Reversible. Expected: idle workers drop well below the 86 MB floor.
Step 2 — Consolidate the idle herd (only if RAM still bites after step 1)
decnet supervise runs the idle event-driven workers as tasks in ONE process — pay the
floor 1× instead of ~10×. Plumbing already exists; the supervisor is ~10 lines:
async with asyncio.TaskGroup() as tg:
for w in IDLE_WORKERS:
tg.create_task(w.run(bus)) # each already a bus-subscribed coroutine
Cost to weigh: consolidation trades RAM for shared fate — one crash takes down
~10 workers, one OOM kills the herd, and you lose per-worker systemd restart policy and
MemoryMax= caps.
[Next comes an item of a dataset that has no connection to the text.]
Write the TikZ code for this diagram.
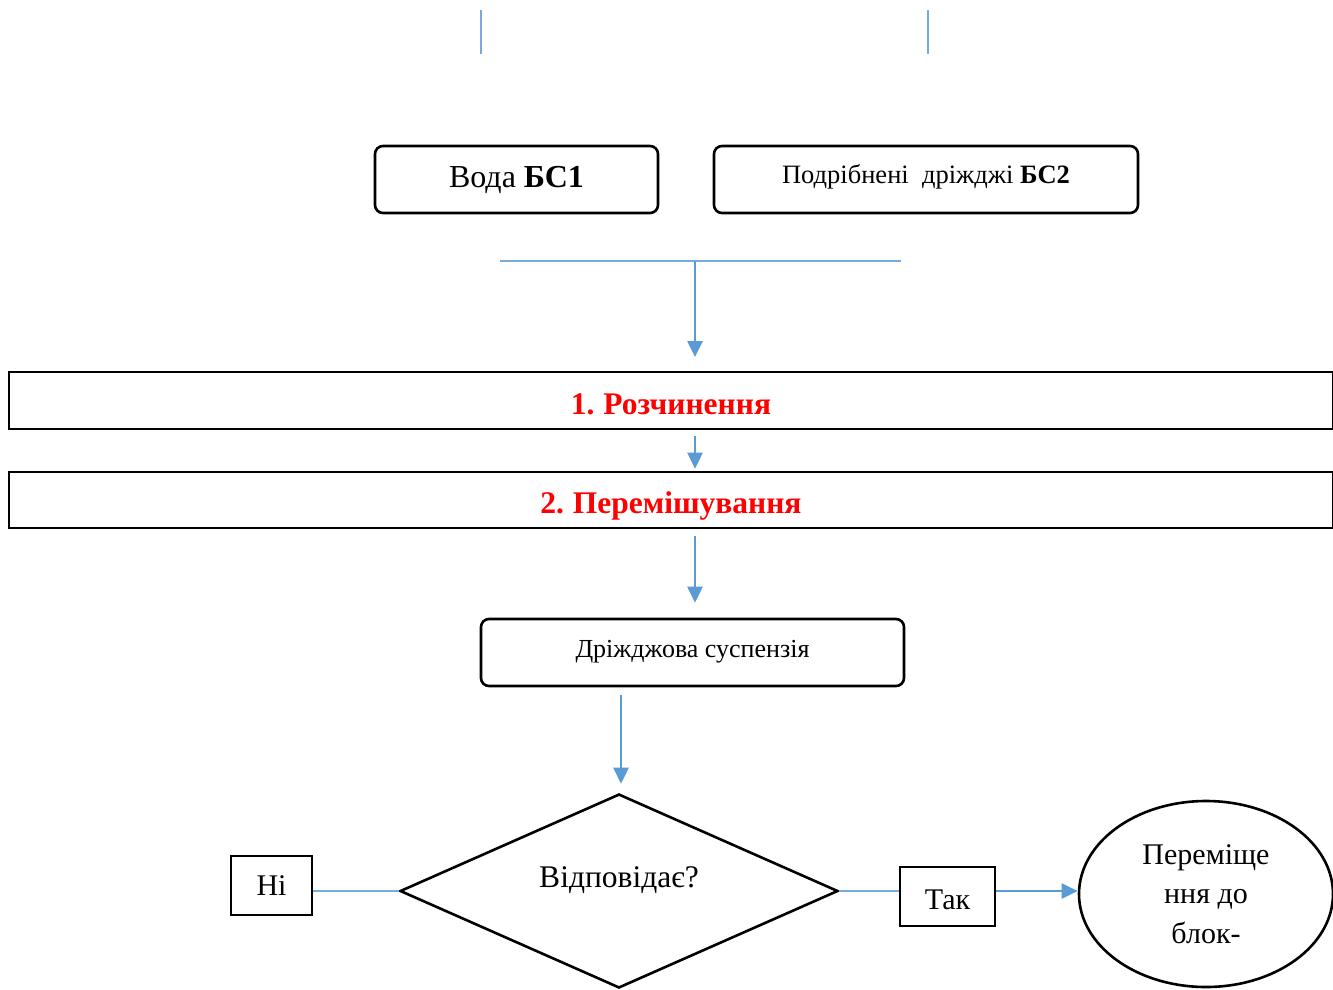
\documentclass[tikz,border=0pt]{standalone}
\usepackage{fontspec}
\setmainfont{Liberation Serif}
\usetikzlibrary{arrows.meta,shapes.geometric}

\definecolor{flow}{RGB}{91,155,213}
\definecolor{flowlight}{RGB}{120,170,220}

\tikzset{
  roundbox/.style={draw=black, line width=2.6pt, rounded corners=8pt, inner sep=0pt},
  stagebox/.style={draw=black, line width=2.6pt, inner sep=0pt, text=red,
    text height=33pt, text depth=6pt,
    font=\fontsize{31.5}{36}\selectfont\bfseries},
  answer/.style={draw=black, line width=2.6pt, inner sep=0pt,
    font=\fontsize{30}{34}\selectfont},
  thinlink/.style={draw=flowlight, line width=1.1pt},
  arrowlink/.style={draw=flow, line width=2.6pt,
    -{Triangle[width=15pt,length=16pt]}},
}

\begin{document}
\begin{tikzpicture}[x=1pt,y=-1pt]
\useasboundingbox (0,0) rectangle (1333,989);

% two short guide strokes at the top
\coordinate (g1a) at (481,10); \coordinate (g1b) at (481,54);
\coordinate (g2a) at (928,10); \coordinate (g2b) at (928,54);
\draw[thinlink] (g1a) -- (g1b);
\draw[thinlink] (g2a) -- (g2b);

% input components
\node[roundbox, minimum width=283pt, minimum height=67pt,
      font=\fontsize{32}{36}\selectfont] (water) at (516.5,179.5)
      {Вода \textbf{БС1}};
\node[roundbox, minimum width=424pt, minimum height=67pt,
      text height=17pt, text depth=9pt,
      font=\fontsize{26.5}{30}\selectfont] (yeast) at (926,179.5)
      {Подрібнені\ \ дріжджі \textbf{БС2}};

% collector and feed arrow
\coordinate (colL) at (500,261);
\coordinate (colR) at (901,261);
\coordinate (colM) at (695,261);
\draw[thinlink] (colL) -- (colR);

% process stages
\node[stagebox, minimum width=1324pt, minimum height=57pt] (st1) at (671,400.5)
      {1.\hspace{0.28em}Розчинення};
\node[stagebox, minimum width=1324pt, minimum height=56pt] (st2) at (671,500)
      {2.\hspace{0.28em}Перемішування};

\coordinate (in1) at (695,357);
\draw[arrowlink] (colM) -- (in1);
\draw[arrowlink, shorten <=6pt, shorten >=2pt] (st1.south -| colM) -- (st2.north -| colM);

% suspension
\node[roundbox, minimum width=423pt, minimum height=67pt,
      text height=18pt, text depth=8pt,
      font=\fontsize{26}{30}\selectfont] (susp) at (692.5,652.5)
      {Дріжджова суспензія};
\draw[arrowlink, shorten <=7pt, shorten >=15pt] (st2.south -| colM) -- (susp.north -| colM);

% decision
\node[draw=black, line width=2.6pt, diamond, inner sep=0pt,
      minimum width=438pt, minimum height=194pt] (check) at (619,891) {};
\node[font=\fontsize{31.5}{34}\selectfont, inner sep=0pt] (checkT) at (619,880)
      {Відповідає?};
\coordinate (dx) at (621,0);
\draw[arrowlink, shorten <=8pt, shorten >=9pt] (susp.south -| dx) -- (check.north -| dx);

% answers
\node[answer, minimum width=81pt, minimum height=59pt] (no) at (271.5,885.5)
      {Ні};
\node[answer, minimum width=95pt, minimum height=59pt,
      text height=25pt, text depth=0pt] (yes) at (947.5,896.5)
      {Так};
\draw[thinlink] (no.east |- check.west) -- (check.west);
\draw[thinlink] (check.east) -- (yes.west |- check.east);

% destination
\node[draw=black, line width=2.6pt, ellipse, inner sep=0pt,
      minimum width=254pt, minimum height=186pt, align=center,
      font=\fontsize{30}{39.5}\selectfont] (dest) at (1206,894)
      {Переміще\\ння до\\блок-};
\draw[arrowlink] (yes.east |- check.east) -- (dest.west |- check.east);

\end{tikzpicture}
\end{document}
That's why step 1 comes first: free safety, and may make step 2
unnecessary.
Step 3 — Merge the 3 scapy workers
Share the 76 MB scapy import once instead of 3×.
Projected trajectory
- 2.57 GB → ~1.3 GB from lazy imports alone (nearly free)
- → ~0.9 GB if also consolidating the herd + merging scapy (costs isolation)
The first 1.3 GB is nearly free; the last 400 MB costs you process isolation.